When the pastor tries to do so by pulpit appeals urging the Christian duty of joining in singing the praises of God, after the fashion set by William Law [275] in his Serious Call, he is beginning his belated reform at the wrong end. Surely there are Christian duties enough without adding that of singing to their number. The spirit of song is spontaneous, and outside the sphere of ethics. The condition precedent is not a sense of duty disturbing the conscience, but the word of Christ dwelling richly in the heart that breaks forth spontaneously into songs of thanksgiving and gratitude and fellowship. Its utterance will rise above the sphere of duty and flourish in the atmosphere of spiritual pleasure. “Sing praises unto His Name; for it is pleasant.”

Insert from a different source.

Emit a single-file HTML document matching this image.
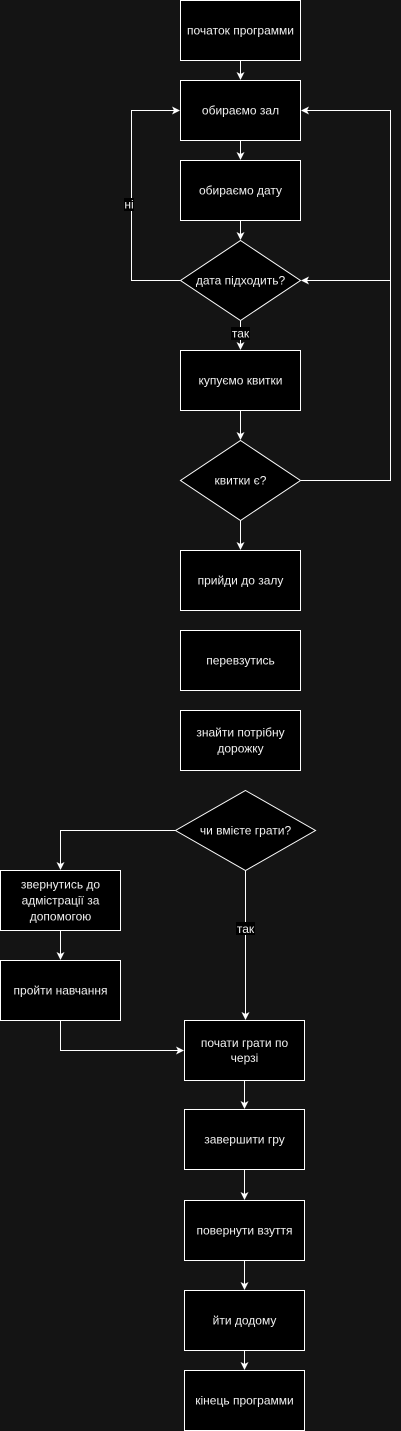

And so we get at the two-fold function of the church hymnal; that of deepening the spiritual life out of which song flows, and of lifting Christian hymnody out of the sphere of duty by encouraging the spirit of song.
The immediate need surely is to get the church hymnal back into the hands of the people where Luther and Calvin first put it. At present it is hardly more than a part of the furniture of the pew racks in our churches. As regards hymnody the congregation is very much where it would be in knowledge of Scripture if there were no Bibles except those in the pulpit or the lectern. Very few of the people now have hymnals of their own. They do not read the poetry devotionally; they do not sing the tunes at home or in social gatherings: they have no familiarity with either and consequently little [276] love for them. When the hymn is given out in church they often start to sing without knowing what is coming or whether it expresses their personal feelings in any way; and they can hardly be expected so to sing either in the Spirit or with understanding. For they are continually singing a strange song.

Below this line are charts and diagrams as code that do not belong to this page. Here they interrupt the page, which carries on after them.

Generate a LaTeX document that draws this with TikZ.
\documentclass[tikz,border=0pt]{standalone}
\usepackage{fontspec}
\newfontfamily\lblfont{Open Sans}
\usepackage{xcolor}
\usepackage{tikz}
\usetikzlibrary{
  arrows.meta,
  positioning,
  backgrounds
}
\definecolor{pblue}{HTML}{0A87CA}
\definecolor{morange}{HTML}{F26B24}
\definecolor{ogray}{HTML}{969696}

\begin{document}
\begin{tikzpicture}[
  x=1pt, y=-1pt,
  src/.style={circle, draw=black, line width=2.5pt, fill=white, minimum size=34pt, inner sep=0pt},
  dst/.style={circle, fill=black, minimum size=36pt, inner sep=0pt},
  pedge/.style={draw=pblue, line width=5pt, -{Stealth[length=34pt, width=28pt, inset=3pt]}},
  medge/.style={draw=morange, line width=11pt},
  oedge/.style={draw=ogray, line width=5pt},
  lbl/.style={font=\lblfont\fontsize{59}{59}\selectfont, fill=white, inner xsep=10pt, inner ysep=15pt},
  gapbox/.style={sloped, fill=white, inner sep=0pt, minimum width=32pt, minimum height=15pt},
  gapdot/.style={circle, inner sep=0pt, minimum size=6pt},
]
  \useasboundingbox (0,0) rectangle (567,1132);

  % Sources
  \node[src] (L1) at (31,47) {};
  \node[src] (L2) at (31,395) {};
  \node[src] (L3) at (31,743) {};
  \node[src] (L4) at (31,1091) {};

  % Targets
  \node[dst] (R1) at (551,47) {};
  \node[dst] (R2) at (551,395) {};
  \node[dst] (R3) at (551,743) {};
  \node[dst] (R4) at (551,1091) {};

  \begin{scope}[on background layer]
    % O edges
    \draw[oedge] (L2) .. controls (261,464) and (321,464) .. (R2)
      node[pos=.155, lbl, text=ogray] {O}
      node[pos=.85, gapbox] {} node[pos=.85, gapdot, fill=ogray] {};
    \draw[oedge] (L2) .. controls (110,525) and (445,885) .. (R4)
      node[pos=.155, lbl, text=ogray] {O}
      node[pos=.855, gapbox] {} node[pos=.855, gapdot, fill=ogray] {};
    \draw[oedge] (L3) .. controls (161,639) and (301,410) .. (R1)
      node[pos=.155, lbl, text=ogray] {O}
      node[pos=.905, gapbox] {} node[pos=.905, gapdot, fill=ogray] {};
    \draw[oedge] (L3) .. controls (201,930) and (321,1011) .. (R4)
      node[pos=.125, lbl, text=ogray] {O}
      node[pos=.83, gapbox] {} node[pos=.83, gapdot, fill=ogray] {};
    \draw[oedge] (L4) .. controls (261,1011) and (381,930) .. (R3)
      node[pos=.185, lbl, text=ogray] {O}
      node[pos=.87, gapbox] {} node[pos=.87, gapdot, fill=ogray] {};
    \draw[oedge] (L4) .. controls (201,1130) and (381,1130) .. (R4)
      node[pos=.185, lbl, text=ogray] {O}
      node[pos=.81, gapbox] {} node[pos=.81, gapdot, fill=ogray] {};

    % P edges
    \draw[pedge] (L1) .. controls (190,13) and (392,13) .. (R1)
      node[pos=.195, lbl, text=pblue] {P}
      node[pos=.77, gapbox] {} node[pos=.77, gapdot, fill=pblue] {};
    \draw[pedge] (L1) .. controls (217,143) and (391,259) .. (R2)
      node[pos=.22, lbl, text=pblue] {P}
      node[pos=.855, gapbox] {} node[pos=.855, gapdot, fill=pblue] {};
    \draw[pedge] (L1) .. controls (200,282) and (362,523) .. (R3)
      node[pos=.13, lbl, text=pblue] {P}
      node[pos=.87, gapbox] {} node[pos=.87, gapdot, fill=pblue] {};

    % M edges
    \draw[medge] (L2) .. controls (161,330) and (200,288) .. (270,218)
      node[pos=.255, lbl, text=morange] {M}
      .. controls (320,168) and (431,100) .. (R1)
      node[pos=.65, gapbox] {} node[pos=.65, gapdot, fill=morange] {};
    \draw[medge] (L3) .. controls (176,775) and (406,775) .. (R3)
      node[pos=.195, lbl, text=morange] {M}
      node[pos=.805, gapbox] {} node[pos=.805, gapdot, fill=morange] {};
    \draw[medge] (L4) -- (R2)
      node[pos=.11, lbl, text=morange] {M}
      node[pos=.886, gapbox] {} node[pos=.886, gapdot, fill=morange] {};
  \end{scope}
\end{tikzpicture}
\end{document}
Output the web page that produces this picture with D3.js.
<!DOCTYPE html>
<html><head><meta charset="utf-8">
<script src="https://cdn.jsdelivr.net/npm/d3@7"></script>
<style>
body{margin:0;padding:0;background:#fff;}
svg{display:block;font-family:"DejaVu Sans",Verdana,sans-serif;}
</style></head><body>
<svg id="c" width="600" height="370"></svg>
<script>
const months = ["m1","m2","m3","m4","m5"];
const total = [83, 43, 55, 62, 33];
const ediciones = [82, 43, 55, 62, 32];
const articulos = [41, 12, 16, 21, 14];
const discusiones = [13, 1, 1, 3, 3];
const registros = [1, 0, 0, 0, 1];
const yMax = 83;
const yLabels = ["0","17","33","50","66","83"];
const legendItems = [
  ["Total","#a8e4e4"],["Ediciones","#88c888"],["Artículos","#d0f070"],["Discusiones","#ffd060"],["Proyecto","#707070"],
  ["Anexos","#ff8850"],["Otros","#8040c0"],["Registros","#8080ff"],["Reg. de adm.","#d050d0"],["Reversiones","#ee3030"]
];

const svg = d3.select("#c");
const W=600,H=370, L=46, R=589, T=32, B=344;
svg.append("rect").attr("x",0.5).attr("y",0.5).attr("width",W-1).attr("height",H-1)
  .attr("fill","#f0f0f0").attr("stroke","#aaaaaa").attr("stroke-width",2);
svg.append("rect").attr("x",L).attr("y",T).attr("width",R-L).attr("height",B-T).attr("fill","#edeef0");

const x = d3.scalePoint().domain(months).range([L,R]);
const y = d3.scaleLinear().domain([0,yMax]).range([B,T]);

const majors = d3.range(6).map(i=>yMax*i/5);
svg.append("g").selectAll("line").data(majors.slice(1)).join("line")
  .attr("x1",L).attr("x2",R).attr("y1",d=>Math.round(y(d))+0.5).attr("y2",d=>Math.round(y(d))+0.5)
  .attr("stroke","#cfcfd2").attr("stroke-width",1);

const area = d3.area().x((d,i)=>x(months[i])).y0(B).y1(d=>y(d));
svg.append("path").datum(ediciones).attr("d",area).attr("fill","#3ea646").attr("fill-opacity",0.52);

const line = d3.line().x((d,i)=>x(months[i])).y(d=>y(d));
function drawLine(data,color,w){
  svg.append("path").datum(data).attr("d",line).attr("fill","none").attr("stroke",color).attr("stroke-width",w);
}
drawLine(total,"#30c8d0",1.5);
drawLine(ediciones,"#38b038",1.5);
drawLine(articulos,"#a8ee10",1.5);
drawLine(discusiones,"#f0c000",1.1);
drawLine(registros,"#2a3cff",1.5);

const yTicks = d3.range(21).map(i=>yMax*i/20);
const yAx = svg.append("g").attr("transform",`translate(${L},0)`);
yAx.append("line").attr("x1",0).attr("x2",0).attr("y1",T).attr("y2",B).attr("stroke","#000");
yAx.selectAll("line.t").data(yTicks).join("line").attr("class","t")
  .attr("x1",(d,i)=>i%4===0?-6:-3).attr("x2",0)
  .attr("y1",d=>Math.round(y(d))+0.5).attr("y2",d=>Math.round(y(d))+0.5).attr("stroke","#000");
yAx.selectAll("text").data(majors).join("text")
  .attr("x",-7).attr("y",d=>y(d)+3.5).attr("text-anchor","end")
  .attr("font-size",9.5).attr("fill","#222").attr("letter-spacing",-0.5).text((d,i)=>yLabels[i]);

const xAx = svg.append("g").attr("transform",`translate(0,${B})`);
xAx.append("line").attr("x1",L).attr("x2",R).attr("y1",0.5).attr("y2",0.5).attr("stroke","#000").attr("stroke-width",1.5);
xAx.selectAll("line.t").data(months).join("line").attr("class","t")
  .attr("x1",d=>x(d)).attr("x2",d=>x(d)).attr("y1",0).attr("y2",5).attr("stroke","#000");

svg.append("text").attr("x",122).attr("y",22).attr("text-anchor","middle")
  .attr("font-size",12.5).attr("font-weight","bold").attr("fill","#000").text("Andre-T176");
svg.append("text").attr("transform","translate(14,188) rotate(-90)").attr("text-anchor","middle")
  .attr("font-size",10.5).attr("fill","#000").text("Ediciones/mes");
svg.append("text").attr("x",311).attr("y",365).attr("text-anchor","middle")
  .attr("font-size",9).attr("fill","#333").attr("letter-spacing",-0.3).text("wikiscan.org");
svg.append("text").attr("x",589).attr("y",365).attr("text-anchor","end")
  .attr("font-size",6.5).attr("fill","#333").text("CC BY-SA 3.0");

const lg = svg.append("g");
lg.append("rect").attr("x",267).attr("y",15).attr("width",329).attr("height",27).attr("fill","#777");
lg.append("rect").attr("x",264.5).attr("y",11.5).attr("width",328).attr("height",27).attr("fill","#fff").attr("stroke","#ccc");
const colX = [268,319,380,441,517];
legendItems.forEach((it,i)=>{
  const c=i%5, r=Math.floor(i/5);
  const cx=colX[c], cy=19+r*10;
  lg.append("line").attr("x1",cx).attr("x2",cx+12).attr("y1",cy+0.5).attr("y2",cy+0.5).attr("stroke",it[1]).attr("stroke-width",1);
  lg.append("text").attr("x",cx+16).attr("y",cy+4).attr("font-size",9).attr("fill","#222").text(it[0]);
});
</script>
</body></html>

So inspiring and uplifting can the spiritual ministry of poetry and music to human lives be made that I venture to propose this task and opportunity of getting the hymnal back into the homes and hands and hearts of Christian people as one of the most rewarding that can engage us.
Before this can be done we must agree that the hymnal itself shall be made more lovable than it is. In the desire to incorporate the traditional as well as the timely, to gratify a wide range of taste and opinion, and especially to cover every possible occasion and sermon theme, the church hymnal has become cumbersome to the hands in which we would place it, too encyclopedic and utilitarian to appeal to the heart.

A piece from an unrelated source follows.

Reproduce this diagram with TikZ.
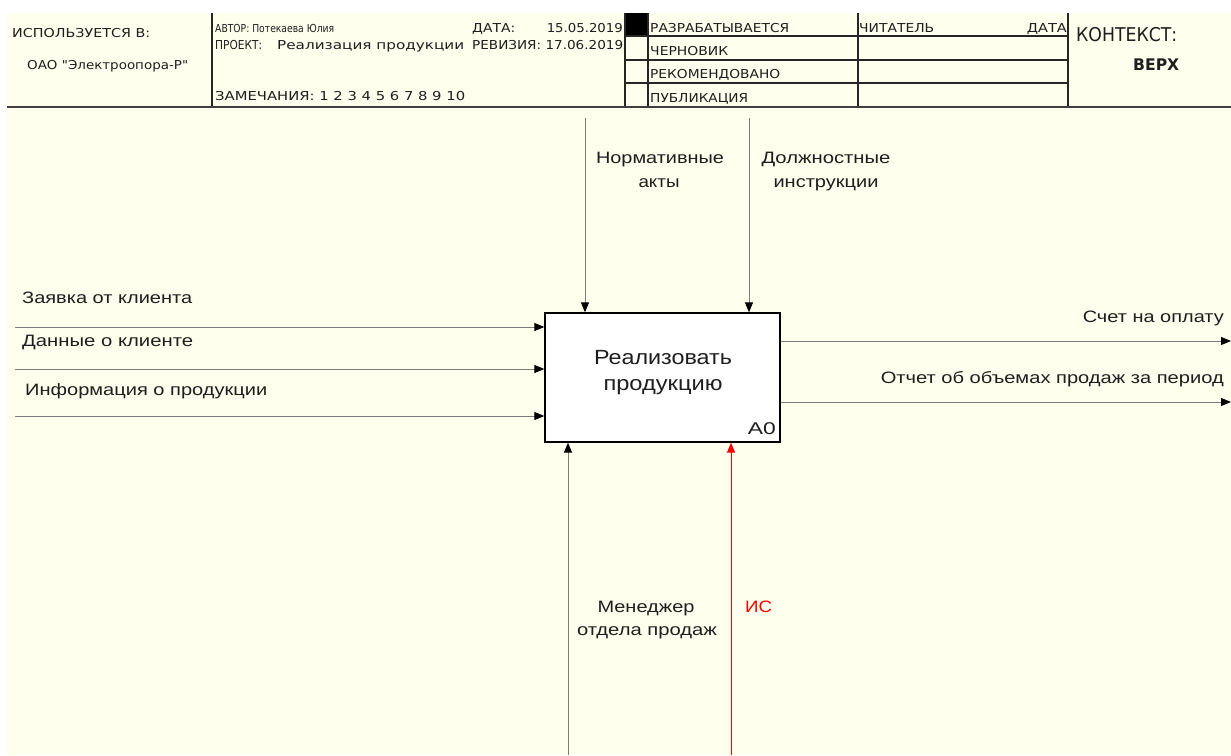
\documentclass[tikz,border=0pt]{standalone}
\usepackage{fontspec}
\setmainfont{Liberation Sans}
\newfontfamily\hdr{DejaVu Sans}
\usetikzlibrary{arrows.meta}
\definecolor{cream}{RGB}{255,255,238}
\definecolor{lnc}{RGB}{125,125,125}
\definecolor{txt}{RGB}{30,30,30}
\newcommand{\fw}[2]{\resizebox{#1pt}{\height}{#2}}
\begin{document}
\begin{tikzpicture}[x=1pt,y=-1pt,
  hd/.style={inner sep=0pt, text=txt, font=\hdr\fontsize{12.3}{14}\selectfont},
  lbl/.style={inner sep=0pt, text=txt, font=\fontsize{16.5}{19}\selectfont},
  boxt/.style={inner sep=0pt, text=txt, font=\fontsize{20.5}{24}\selectfont},
  hline/.style={line width=1.3pt, draw=black!85},
  flow/.style={draw=lnc, line width=0.9pt, -{Triangle[length=10pt,width=8pt,color=black]}},
  rflow/.style={draw=red, line width=0.9pt, -{Triangle[length=10pt,width=8pt,color=red]}},
  funcbox/.style={draw=black, line width=1.3pt, fill=white, minimum width=235pt, minimum height=129pt, inner sep=0pt},
]
\useasboundingbox (0,0) rectangle (1231,755);
\fill[cream] (7,13) rectangle (1231,755);

% header frame
\fill[black] (625,13) rectangle (648,36);
\draw[hline] (212,13) -- (212,107);
\draw[hline] (625,13) -- (625,107);
\draw[hline] (648,13) -- (648,107);
\draw[hline] (858,13) -- (858,107);
\draw[hline] (1068,13) -- (1068,107);
\draw[hline] (625,36) -- (1068,36);
\draw[hline] (625,60) -- (1068,60);
\draw[hline] (625,83) -- (1068,83);
\draw[line width=1.8pt, draw=black!75] (7,107) -- (1231,107);

% header texts
\node[hd, anchor=base west] (h1) at (12,37) {\fw{138}{ИСПОЛЬЗУЕТСЯ В:}};
\node[hd, anchor=base west] (h2) at (27,69) {\fw{161}{ОАО "Электроопора-Р"}};
\node[hd, anchor=base west, font=\hdr\fontsize{11}{13}\selectfont] (h3) at (215,32) {\fw{119}{АВТОР: Потекаева Юлия}};
\node[hd, anchor=base west] (h4) at (215,49) {\fw{47}{ПРОЕКТ:}};
\node[hd, anchor=base west] (h5) at (277,49) {\fw{187}{Реализация продукции}};
\node[hd, anchor=base west] (h6) at (215,100) {\fw{250}{ЗАМЕЧАНИЯ: 1 2 3 4 5 6 7 8 9 10}};
\node[hd, anchor=base west] (h7) at (472,32) {\fw{43}{ДАТА:}};
\node[hd, anchor=base east] (h8) at (623,32) {\fw{76}{15.05.2019}};
\node[hd, anchor=base west] (h9) at (472,49) {\fw{151}{РЕВИЗИЯ: 17.06.2019}};
\node[hd, anchor=base west] (s1) at (650,32) {\fw{139}{РАЗРАБАТЫВАЕТСЯ}};
\node[hd, anchor=base west] (s2) at (650,55) {\fw{78}{ЧЕРНОВИК}};
\node[hd, anchor=base west] (s3) at (650,78) {\fw{130}{РЕКОМЕНДОВАНО}};
\node[hd, anchor=base west] (s4) at (650,102) {\fw{98}{ПУБЛИКАЦИЯ}};
\node[hd, anchor=base west] (r1) at (859,32) {\fw{75}{ЧИТАТЕЛЬ}};
\node[hd, anchor=base east] (r2) at (1067,32) {\fw{40}{ДАТА}};
\node[hd, anchor=base west, font=\hdr\fontsize{19}{22}\selectfont] (k1) at (1076,41) {\fw{101}{КОНТЕКСТ:}};
\node[hd, anchor=base west, font=\hdr\bfseries\fontsize{16}{19}\selectfont] (k2) at (1133,70) {\fw{46}{ВЕРХ}};

% function box
\node[funcbox] (A0) at (662.5,377.5) {};
\node[boxt, anchor=base] (t1) at (663,364) {\fw{138}{Реализовать}};
\node[boxt, anchor=base] (t2) at (663,390) {\fw{119}{продукцию}};
\node[boxt, anchor=base east, font=\fontsize{17}{20}\selectfont] (t3) at (776,434) {\fw{28}{A0}};

% controls
\coordinate (c1) at (585,118);
\coordinate (c2) at (749,118);
\draw[flow] (c1) -- (c1 |- A0.north);
\draw[flow] (c2) -- (c2 |- A0.north);
\node[lbl, anchor=base] (cl1) at (660,163) {\fw{128}{Нормативные}};
\node[lbl, anchor=base] (cl2) at (659,187) {\fw{41}{акты}};
\node[lbl, anchor=base] (cl3) at (826,163) {\fw{129}{Должностные}};
\node[lbl, anchor=base] (cl4) at (826,187) {\fw{105}{инструкции}};

% inputs
\coordinate (i1) at (15,327);
\coordinate (i2) at (15,369);
\coordinate (i3) at (15,416);
\draw[flow] (i1) -- (i1 -| A0.west);
\draw[flow] (i2) -- (i2 -| A0.west);
\draw[flow] (i3) -- (i3 -| A0.west);
\node[lbl, anchor=base west] (il1) at (22,303) {\fw{170}{Заявка от клиента}};
\node[lbl, anchor=base west] (il2) at (22,346) {\fw{171}{Данные о клиенте}};
\node[lbl, anchor=base west] (il3) at (25,395) {\fw{242}{Информация о продукции}};

% outputs
\coordinate (o1) at (1231,341);
\coordinate (o2) at (1231,402);
\draw[flow] (o1 -| A0.east) -- (o1);
\draw[flow] (o2 -| A0.east) -- (o2);
\node[lbl, anchor=base east] (ol1) at (1224,322) {\fw{141}{Счет на оплату}};
\node[lbl, anchor=base east] (ol2) at (1224,383) {\fw{343}{Отчет об объемах продаж за период}};

% mechanisms
\coordinate (m1) at (568,755);
\coordinate (m2) at (731,755);
\draw[flow] (m1) -- (m1 |- A0.south);
\draw[rflow] (m2) -- (m2 |- A0.south);
\node[lbl, anchor=base] (ml1) at (646,612) {\fw{97}{Менеджер}};
\node[lbl, anchor=base] (ml2) at (647,635) {\fw{140}{отдела продаж}};
\node[lbl, anchor=base west, text=red] (ml3) at (745,612) {\fw{27}{ИС}};
\end{tikzpicture}
\end{document}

It is the demand of our pastors, who require all sorts of hymns for all sorts of purposes, and not the judgment of the compilers, that makes our hymnals so big and pads them with so much that is dull. This encyclopedic range may be a pastoral convenience but it is a spiritual blunder. So much material discourages devotion and defeats the memory; and a good deal of it transcends the true sphere of [277] song. It is regrettable that so many pastors prefer the prosaic hymns to those that are lyrical, and, if the reports from the parishes are true, only too often confine their people within a dull and monotonous round of them.
I like to foresee a time when our pastors shall discover that the highest utilitarianism lies in cultivating the spirit of song for its own sake. For the spirit of Christian song is simply the Holy Spirit. Himself, making melody in the heart.
Mgr. Batiffol (op. cit.) discusses Ferreri and the humanist Breviary promised on the title-page in his charming way; and to his translator I am indebted for the English version of the lines quoted.